Book Review – Manifesting Justice by American Bar Association ABA

Featured on ABA – https://www.americanbar.org/groups/criminal_justice/publications/criminal-justice-magazine/2022/fall/recommended-reading/

In recent times of increasing focus on the wrongly convicted, nearly all national media coverage concentrates on male exonerees. This book brings us a wealth of information on wrongly convicted women, and the incredibly unfortunate, but all too common, life circumstances that ultimately brought them into the criminal justice system, including poverty, trauma, addiction, and mental illness. We also see instances of women charged with crimes, not because of uncontrollable life’s circumstances, but more so the direct result of sexual shame, gender and sexual orientation bias, racism, hatred, domestic violence, faulty witness statements and scientific testimony, police and prosecutorial mistakes and misconduct, and egos—for example, shown by prosecutors’ lack of willingness to retest (or test for the first time) evidence already sitting in evidence rooms. Valena Beety, now an innocence litigator and author, has interwoven throughout this book stories of real women whose lives were forever fractured because of the failures of our legal system.
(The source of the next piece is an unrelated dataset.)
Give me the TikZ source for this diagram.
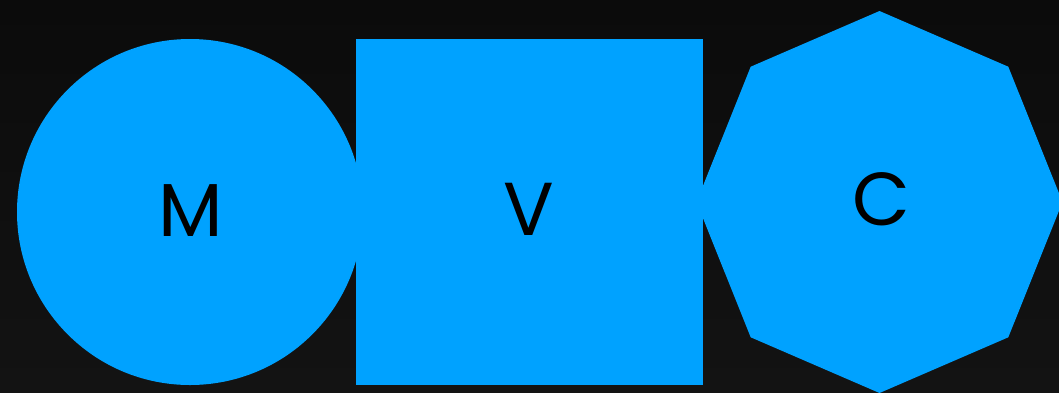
\documentclass[tikz,border=0pt]{standalone}
\usepackage{fontspec}
\setmainfont{Poppins}
\definecolor{shapeblue}{HTML}{00A2FF}
\definecolor{bgtop}{HTML}{0B0B0B}
\definecolor{bgbot}{HTML}{131313}
\begin{document}
\begin{tikzpicture}[x=1pt,y=-1pt,
  shapefill/.style={fill=shapeblue, draw=none},
  letter/.style={anchor=base, inner sep=0pt, text=black, font=\fontsize{75}{75}\selectfont}]
  \useasboundingbox (0,0) rectangle (1059,392);
  \shade[top color=bgtop, bottom color=bgbot] (0,0) rectangle (1059,392);
  % octagon (C)
  \fill[shapefill] (879.5,11) -- (1008.3,66.7) -- (1062.5,202) -- (1008.3,337.3)
    -- (879.5,393) -- (750.7,337.3) -- (696.5,202) -- (750.7,66.7) -- cycle;
  % square (V)
  \fill[shapefill] (356,39) rectangle (703,385);
  % circle (M)
  \fill[shapefill] (190,212) circle[radius=173];
  \node[letter] (m) at (190.5,236) {M};
  \node[letter] (v) at (529,235.5) {V};
  \node[letter] (c) at (881,225) {C};
\end{tikzpicture}
\end{document}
Complete with a musical playlist and discussion questions, perfect for students, attorneys, book club enthusiasts (and everyone in between), this is a powerful and urgent read for those who believe humanity reform is sorely needed in the American legal system. To do this, we must build awareness of the real restraints to a fairer system. Reading this book, Manifesting Justice, is a critical step in the process of moving towards a legal system that ultimately will manifest justice.